North Korea tested “multiple rocket launchers and tactical guided weapons,” state media confirmed Saturday, the first comments on a launch that has further raised military tensions.

Kim Jong Un personally “gave an order of firing” of the projectiles into the sea off North Korea’s east coast, the state-run Korean Central News Agency reported.

“The purpose of the drill was to estimate and inspect the operating ability and the accuracy of striking duty performance of large-caliber long-range multiple rocket launchers and tactical guided weapons,” KCNA reported.

The test is North Korea’s latest attempt to gradually increase pressure on and signal its frustration with the United States and South Korea, since the breakdown of nuclear talks.

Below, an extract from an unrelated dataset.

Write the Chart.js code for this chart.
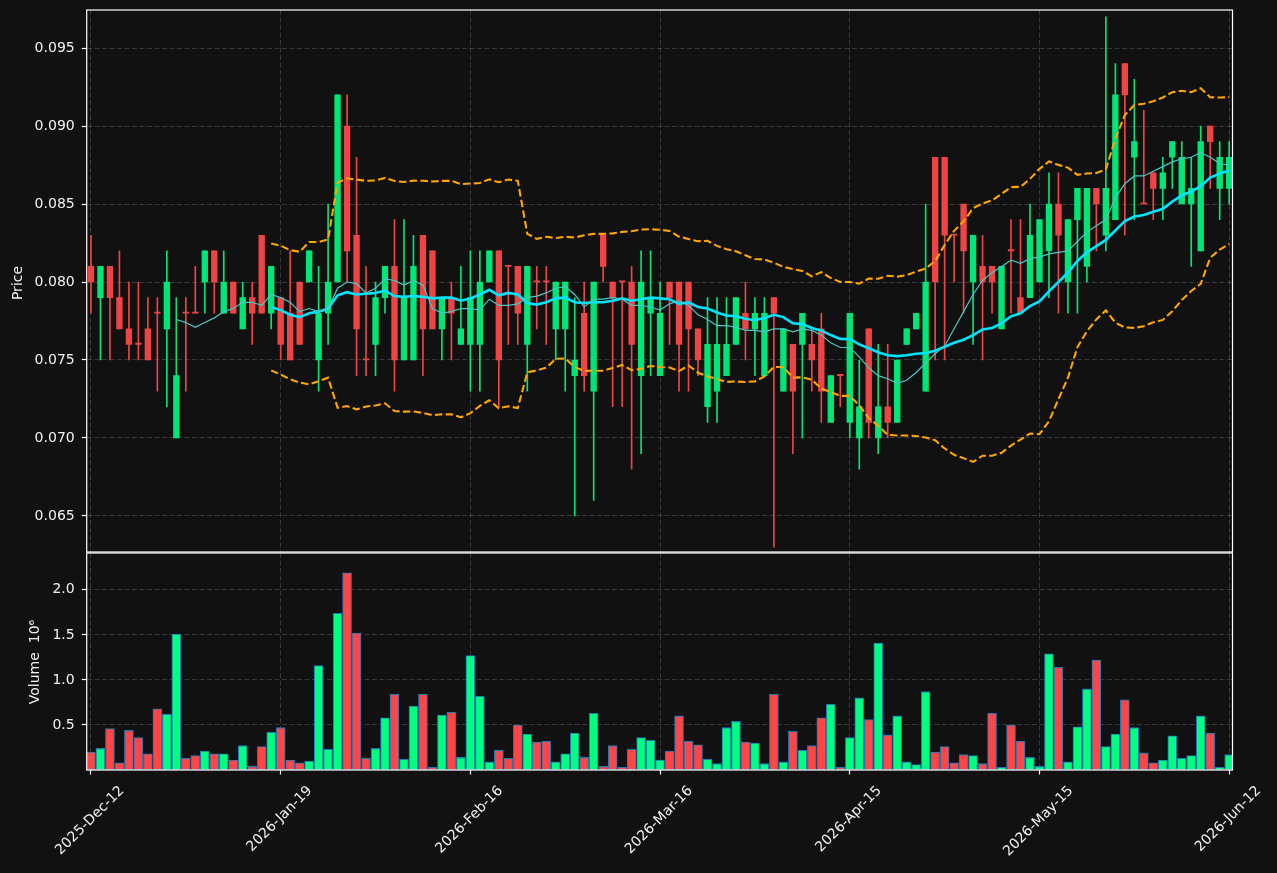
<!DOCTYPE html>
<html><head><meta charset="utf-8">
<script src="https://cdn.jsdelivr.net/npm/chart.js@4.4.1/dist/chart.umd.min.js"></script>
<style>
html,body{margin:0;padding:0;background:#111111;}
#wrap{position:relative;width:1277px;height:873px;background:#111111;overflow:hidden;}
canvas{position:absolute;left:0;}
#c1{top:0;}
#c2{top:552px;}
</style></head><body>
<div id="wrap"><canvas id="c1" width="1277" height="553"></canvas><canvas id="c2" width="1277" height="321"></canvas></div>
<script>
// ---- data ----
const opens = [0.081,0.079,0.081,0.079,0.077,0.076,0.077,0.078,0.077,0.070,
0.078,0.078,0.080,0.082,0.078,0.080,0.077,0.079,0.083,0.078,
0.079,0.078,0.080,0.080,0.075,0.078,0.080,0.090,0.083,0.075,
0.076,0.079,0.081,0.075,0.075,0.083,0.082,0.077,0.079,0.076,
0.076,0.076,0.080,0.082,0.081,0.081,0.076,0.080,0.080,0.077,
0.077,0.074,0.078,0.073,0.083,0.080,0.080,0.080,0.074,0.078,
0.074,0.080,0.080,0.080,0.077,0.072,0.073,0.074,0.076,0.078,
0.077,0.074,0.079,0.073,0.076,0.076,0.076,0.077,0.071,0.074,
0.071,0.070,0.077,0.070,0.072,0.071,0.076,0.077,0.073,0.088,
0.088,0.083,0.085,0.080,0.081,0.081,0.077,0.082,0.079,0.079,
0.080,0.082,0.085,0.080,0.084,0.081,0.086,0.083,0.084,0.094,
0.088,0.085,0.087,0.086,0.088,0.085,0.085,0.082,0.090,0.086,
0.086];
const highs = [0.083,0.081,0.081,0.082,0.080,0.080,0.079,0.079,0.082,0.079,
0.079,0.081,0.082,0.082,0.082,0.080,0.080,0.080,0.083,0.081,
0.079,0.082,0.080,0.082,0.081,0.085,0.092,0.092,0.088,0.081,
0.080,0.081,0.084,0.084,0.083,0.083,0.082,0.079,0.080,0.081,
0.082,0.082,0.082,0.082,0.081,0.081,0.081,0.081,0.081,0.080,
0.080,0.079,0.080,0.080,0.083,0.080,0.080,0.081,0.082,0.082,
0.080,0.080,0.080,0.080,0.077,0.079,0.079,0.079,0.079,0.080,
0.079,0.079,0.079,0.077,0.076,0.078,0.077,0.078,0.074,0.074,
0.078,0.075,0.077,0.076,0.076,0.075,0.077,0.078,0.085,0.088,
0.088,0.083,0.085,0.083,0.083,0.081,0.081,0.084,0.084,0.085,
0.084,0.087,0.087,0.084,0.086,0.086,0.086,0.097,0.094,0.094,
0.093,0.091,0.087,0.088,0.089,0.089,0.088,0.090,0.090,0.089,
0.089];
const lows = [0.078,0.075,0.075,0.077,0.075,0.075,0.075,0.073,0.072,0.070,
0.073,0.078,0.078,0.078,0.078,0.078,0.077,0.076,0.078,0.077,
0.075,0.075,0.076,0.080,0.073,0.076,0.080,0.080,0.074,0.074,
0.074,0.078,0.073,0.075,0.075,0.074,0.077,0.075,0.075,0.076,
0.073,0.073,0.080,0.072,0.076,0.076,0.073,0.077,0.076,0.075,
0.073,0.065,0.073,0.066,0.080,0.072,0.072,0.068,0.069,0.074,
0.074,0.076,0.073,0.073,0.074,0.071,0.071,0.074,0.076,0.075,
0.074,0.074,0.063,0.073,0.069,0.070,0.073,0.071,0.071,0.072,
0.070,0.068,0.070,0.069,0.070,0.071,0.076,0.077,0.073,0.075,
0.075,0.080,0.078,0.076,0.075,0.078,0.077,0.078,0.078,0.079,
0.080,0.079,0.078,0.078,0.078,0.080,0.082,0.082,0.084,0.083,
0.084,0.085,0.084,0.084,0.086,0.085,0.081,0.082,0.086,0.084,
0.085];
const closes = [0.080,0.081,0.079,0.077,0.076,0.076,0.075,0.078,0.080,0.074,
0.078,0.078,0.082,0.080,0.080,0.078,0.079,0.078,0.078,0.081,
0.076,0.075,0.076,0.082,0.078,0.080,0.092,0.082,0.077,0.075,
0.079,0.081,0.075,0.079,0.081,0.077,0.077,0.079,0.078,0.077,
0.079,0.080,0.082,0.075,0.081,0.078,0.081,0.080,0.080,0.080,
0.080,0.075,0.074,0.080,0.081,0.079,0.080,0.076,0.080,0.079,
0.078,0.079,0.076,0.077,0.075,0.076,0.076,0.076,0.079,0.077,
0.078,0.078,0.078,0.077,0.073,0.078,0.075,0.073,0.074,0.074,
0.078,0.072,0.071,0.072,0.071,0.075,0.077,0.078,0.080,0.080,
0.083,0.083,0.082,0.083,0.080,0.080,0.081,0.082,0.078,0.083,
0.084,0.085,0.083,0.084,0.086,0.086,0.085,0.086,0.092,0.092,
0.089,0.085,0.086,0.087,0.089,0.088,0.086,0.089,0.089,0.088,
0.088];
// volume in units of 10^6
const volumes = [0.20,0.24,0.46,0.08,0.44,0.36,0.18,0.68,0.62,1.51,
0.13,0.16,0.21,0.18,0.18,0.11,0.27,0.04,0.26,0.42,
0.47,0.11,0.08,0.10,1.16,0.23,1.74,2.19,1.52,0.13,
0.24,0.58,0.84,0.12,0.71,0.84,0.03,0.61,0.64,0.14,
1.27,0.82,0.09,0.22,0.13,0.50,0.40,0.31,0.32,0.09,
0.18,0.41,0.14,0.63,0.04,0.27,0.03,0.23,0.36,0.33,
0.11,0.21,0.60,0.32,0.28,0.12,0.07,0.47,0.54,0.31,
0.30,0.07,0.84,0.09,0.43,0.22,0.27,0.58,0.73,0.03,
0.36,0.80,0.56,1.41,0.39,0.60,0.09,0.06,0.87,0.20,
0.26,0.08,0.17,0.16,0.07,0.63,0.03,0.50,0.32,0.14,
0.04,1.29,1.14,0.09,0.48,0.90,1.22,0.26,0.40,0.78,
0.47,0.19,0.08,0.11,0.38,0.13,0.16,0.60,0.41,0.03,
0.17];
const xTickPositions = [0,20,40,60,80,100,120];
const xTickLabels = ['2025-Dec-12','2026-Jan-19','2026-Feb-16','2026-Mar-16','2026-Apr-15','2026-May-15','2026-Jun-12'];
const priceTicks = [0.065,0.070,0.075,0.080,0.085,0.090,0.095];
const volumeTicks = [0.5,1.0,1.5,2.0];

// ---- indicators derived from closes (10/20 moving averages, 20-period bands) ----
function movingAvg(arr, n){
  const out = [];
  for (let i = n - 1; i < arr.length; i++){
    let s = 0; for (let k = i - n + 1; k <= i; k++) s += arr[k];
    out.push({x: i, y: s / n});
  }
  return out;
}
function bands(arr, n, m){
  const up = [], lo = [];
  for (let i = n - 1; i < arr.length; i++){
    let s = 0; for (let k = i - n + 1; k <= i; k++) s += arr[k];
    const mean = s / n;
    let v = 0; for (let k = i - n + 1; k <= i; k++) v += (arr[k]-mean)*(arr[k]-mean);
    const sd = Math.sqrt(v / n);
    up.push({x:i, y: mean + m*sd}); lo.push({x:i, y: mean - m*sd});
  }
  return [up, lo];
}
const ma10 = movingAvg(closes, 10);
const ma20 = movingAvg(closes, 20);
const [bbUp, bbLo] = bands(closes, 20, 2);

// ---- styling ----
const FONT = "'DejaVu Sans', sans-serif";
const TXT = '#f2f2f2';
const GRID = 'rgba(255,255,255,0.17)';
const DASH = [5, 2.5];
const UP = '#00e676', DOWN = '#ef4444';
const VUP = '#00ff80', VDOWN = '#ff4545';
const XMIN = -0.45, XMAX = 120.35;
const idx = closes.map((_, i) => i);
const isUp = idx.map(i => closes[i] > opens[i]);
const candleColors = isUp.map(u => u ? UP : DOWN);
const volColors = isUp.map(u => u ? VUP : VDOWN);

const framePlugin = {
  id: 'frame',
  afterDraw(chart){
    const {ctx, chartArea: a} = chart;
    ctx.save();
    ctx.strokeStyle = '#ffffff'; ctx.lineWidth = 1.2;
    ctx.strokeRect(a.left, a.top, a.right - a.left, a.bottom - a.top);
    ctx.restore();
  }
};
function yTitle(text, cx, cy){
  return {
    id: 'ytitle_' + text.length,
    afterDraw(chart){
      const ctx = chart.ctx;
      ctx.save();
      ctx.translate(cx, cy); ctx.rotate(-Math.PI/2);
      ctx.fillStyle = TXT; ctx.font = '14px ' + FONT;
      ctx.textAlign = 'center'; ctx.textBaseline = 'middle';
      ctx.fillText(text, 0, 0);
      ctx.restore();
    }
  };
}
const xLabelPlugin = {
  id: 'xlabels',
  afterDraw(chart){
    const ctx = chart.ctx, sx = chart.scales.x, bottom = chart.chartArea.bottom;
    ctx.save();
    ctx.fillStyle = TXT; ctx.font = '14px ' + FONT;
    ctx.textAlign = 'center'; ctx.textBaseline = 'middle';
    xTickPositions.forEach((p, k) => {
      const t = xTickLabels[k];
      const w = ctx.measureText(t).width;
      const h = (w + 13) * Math.SQRT1_2;
      const x = sx.getPixelForValue(p);
      const y = bottom + 14 + h / 2;
      ctx.save(); ctx.translate(x - 1, y); ctx.rotate(-Math.PI/4);
      ctx.fillText(t, 0, 0); ctx.restore();
    });
    ctx.restore();
  }
};
function noPad(s){ s.paddingTop = 0; s.paddingBottom = 0; s.paddingLeft = 0; s.paddingRight = 0; }

function xScale(height, ticks){
  return {
    type: 'linear', min: XMIN, max: XMAX, offset: false,
    afterFit(s){ s.height = height; noPad(s); },
    afterBuildTicks(s){ s.ticks = xTickPositions.map(v => ({value: v})); },
    ticks: {display: false},
    grid: {offset: false, color: GRID, lineWidth: 1, drawTicks: ticks, tickColor: '#ffffff', tickLength: 4.5, tickWidth: 1.2},
    border: {display: false, dash: DASH}
  };
}

new Chart(document.getElementById('c1'), {
  type: 'bar',
  data: { datasets: [
    {type: 'line', label: 'MA10', data: ma10, borderColor: '#4cc6c6', borderWidth: 1.2, pointRadius: 0, tension: 0, order: 0},
    {type: 'line', label: 'MA20', data: ma20, borderColor: '#00e5ff', borderWidth: 2.6, pointRadius: 0, tension: 0, order: 0},
    {type: 'line', label: 'Upper', data: bbUp, borderColor: '#ffa500', borderWidth: 2.1, borderDash: [7.5, 3.3], pointRadius: 0, tension: 0, order: 0},
    {type: 'line', label: 'Lower', data: bbLo, borderColor: '#ffa500', borderWidth: 2.1, borderDash: [7.5, 3.3], pointRadius: 0, tension: 0, order: 0},
    {label: 'Body', data: idx.map(i => ({x: i, y: [opens[i], closes[i]]})), backgroundColor: candleColors, barThickness: 5.7, grouped: false, minBarLength: 1.2, borderWidth: 0, order: 1},
    {label: 'Wick', data: idx.map(i => ({x: i, y: [lows[i], highs[i]]})), backgroundColor: candleColors, barThickness: 1, grouped: false, borderWidth: 0, order: 2}
  ]},
  options: {
    responsive: false, animation: false, events: [],
    layout: {autoPadding: false, padding: {left: 0, right: 44.5, top: 10, bottom: 1}},
    plugins: {legend: {display: false}, tooltip: {enabled: false}},
    scales: {
      x: xScale(0, false),
      y: {
        type: 'linear', min: 0.06269, max: 0.09744,
        afterFit(s){ s.width = 86.7; noPad(s); },
        afterBuildTicks(s){ s.ticks = priceTicks.map(v => ({value: v})); },
        ticks: {color: TXT, font: {family: FONT, size: 14}, padding: 7, callback: v => v.toFixed(3)},
        grid: {color: GRID, tickColor: '#ffffff', tickLength: 5, tickWidth: 1.2},
        border: {display: false, dash: DASH}
      }
    }
  },
  plugins: [framePlugin, yTitle('Price', 18, 283)]
});

new Chart(document.getElementById('c2'), {
  type: 'bar',
  data: { datasets: [
    {label: 'Volume', data: idx.map(i => ({x: i, y: volumes[i]})), backgroundColor: volColors, borderColor: '#1f77b4', borderWidth: 1.1, borderSkipped: false, barThickness: 9, grouped: false}
  ]},
  options: {
    responsive: false, animation: false, events: [],
    layout: {autoPadding: false, padding: {left: 0, right: 44.5, top: 1, bottom: 0}},
    plugins: {legend: {display: false}, tooltip: {enabled: false}},
    scales: {
      x: xScale(103, true),
      y: {
        type: 'linear', min: 0, max: 2.409,
        afterFit(s){ s.width = 86.7; noPad(s); },
        afterBuildTicks(s){ s.ticks = volumeTicks.map(v => ({value: v})); },
        ticks: {color: TXT, font: {family: FONT, size: 14}, padding: 7, callback: v => v.toFixed(1)},
        grid: {color: GRID, tickColor: '#ffffff', tickLength: 5, tickWidth: 1.2},
        border: {display: false, dash: DASH}
      }
    }
  },
  plugins: [framePlugin, xLabelPlugin, yTitle('Volume  10\u2076', 35, 110)]
});
</script>
</body></html>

Pyongyang’s statement did not contain any explicit threats or even mentions of the United States or South Korea. Seoul on Friday condemned the launch as needlessly provocative and a violation of an inter-Korean military agreement.

North Korean military conducts a "strike drill" for multiple launchers and tactical guided weapon into the East Sea during a military drill in North Korea, in this May 4, 2019, photo supplied by the Korean Central News Agency (KCNA).
North Korean military conducts a “strike drill” for multiple launchers and tactical guided weapon into the East Sea during a military drill in North Korea, in this May 4, 2019, photo supplied by the Korean Central News Agency (KCNA). VOA

Missile or projectile?

There has been some confusion about the exact type of weapons North Korea launched. South Korea’s defense ministry initially characterized the launch as a “short-range missile” test. Later statements referred to the weapons as “projectiles.”

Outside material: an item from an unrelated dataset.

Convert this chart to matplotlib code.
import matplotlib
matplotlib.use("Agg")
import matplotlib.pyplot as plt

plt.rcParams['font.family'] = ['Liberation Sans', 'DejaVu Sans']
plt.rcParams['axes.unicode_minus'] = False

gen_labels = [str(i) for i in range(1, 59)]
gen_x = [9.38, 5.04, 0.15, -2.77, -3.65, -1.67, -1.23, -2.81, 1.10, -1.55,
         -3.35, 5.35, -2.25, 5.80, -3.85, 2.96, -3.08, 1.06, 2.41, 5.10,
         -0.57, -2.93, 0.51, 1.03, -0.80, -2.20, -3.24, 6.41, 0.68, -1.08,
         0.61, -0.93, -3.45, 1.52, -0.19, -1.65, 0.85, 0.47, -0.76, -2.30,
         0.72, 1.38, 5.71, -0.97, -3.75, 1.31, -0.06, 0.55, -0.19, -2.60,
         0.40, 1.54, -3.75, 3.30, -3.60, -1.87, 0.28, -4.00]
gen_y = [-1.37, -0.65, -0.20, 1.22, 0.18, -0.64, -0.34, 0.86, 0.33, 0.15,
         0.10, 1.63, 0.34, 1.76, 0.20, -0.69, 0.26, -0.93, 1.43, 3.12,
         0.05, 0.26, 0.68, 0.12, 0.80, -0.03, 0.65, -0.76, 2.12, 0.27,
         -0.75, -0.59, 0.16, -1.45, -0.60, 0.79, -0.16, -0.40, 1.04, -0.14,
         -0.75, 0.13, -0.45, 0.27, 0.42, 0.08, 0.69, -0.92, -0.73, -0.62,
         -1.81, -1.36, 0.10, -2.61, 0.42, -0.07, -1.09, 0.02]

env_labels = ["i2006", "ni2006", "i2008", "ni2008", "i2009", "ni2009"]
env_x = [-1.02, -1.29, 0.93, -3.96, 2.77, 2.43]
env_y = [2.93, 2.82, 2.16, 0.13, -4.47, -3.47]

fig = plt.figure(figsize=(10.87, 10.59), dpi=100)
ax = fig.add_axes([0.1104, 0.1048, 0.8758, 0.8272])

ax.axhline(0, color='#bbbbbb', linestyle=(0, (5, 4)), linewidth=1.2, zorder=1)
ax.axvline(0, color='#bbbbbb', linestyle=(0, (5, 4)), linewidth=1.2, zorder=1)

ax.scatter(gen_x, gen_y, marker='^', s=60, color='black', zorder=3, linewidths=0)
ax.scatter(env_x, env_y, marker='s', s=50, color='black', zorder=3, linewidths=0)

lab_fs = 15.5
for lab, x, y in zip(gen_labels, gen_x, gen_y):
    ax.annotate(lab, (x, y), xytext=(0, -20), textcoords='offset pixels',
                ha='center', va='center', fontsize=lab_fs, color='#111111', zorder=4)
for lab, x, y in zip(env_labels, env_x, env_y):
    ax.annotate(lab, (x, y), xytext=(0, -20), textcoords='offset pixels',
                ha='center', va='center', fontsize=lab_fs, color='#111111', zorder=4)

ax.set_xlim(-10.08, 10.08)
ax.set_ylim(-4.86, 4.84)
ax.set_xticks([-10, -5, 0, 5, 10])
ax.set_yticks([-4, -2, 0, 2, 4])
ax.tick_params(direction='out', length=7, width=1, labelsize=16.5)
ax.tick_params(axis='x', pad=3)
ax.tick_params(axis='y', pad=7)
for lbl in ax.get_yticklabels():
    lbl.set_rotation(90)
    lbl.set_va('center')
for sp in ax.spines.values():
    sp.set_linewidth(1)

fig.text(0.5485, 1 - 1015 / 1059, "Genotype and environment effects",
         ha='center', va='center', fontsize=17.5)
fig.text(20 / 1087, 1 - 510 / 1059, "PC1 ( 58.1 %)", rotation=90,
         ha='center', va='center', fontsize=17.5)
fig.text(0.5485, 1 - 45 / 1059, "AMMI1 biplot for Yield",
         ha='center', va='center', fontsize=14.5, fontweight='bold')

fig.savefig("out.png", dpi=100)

A picture published Saturday by the North’s Rodong Sinmun newspaper suggested that at least one of the projectiles launched was in fact a short-range missile.

A man watches a television screen showing a news report on North Korea firing several short-range projectiles from its east coast, on a street in Tokyo, May 4, 2019.
A man watches a television screen showing a news report on North Korea firing several short-range projectiles from its east coast, on a street in Tokyo, May 4, 2019. VOA

Under a series of U.N. Security Council resolutions, North Korea is banned from conducting medium- or long-range ballistic missile launches. Seoul says the weapons traveled from 70 to 200 kilometers, which would be classified as a short-range test.

North Korea has not carried out a missile test since November 2017. The self-imposed moratorium has helped facilitate nuclear talks with U.S. President Donald Trump.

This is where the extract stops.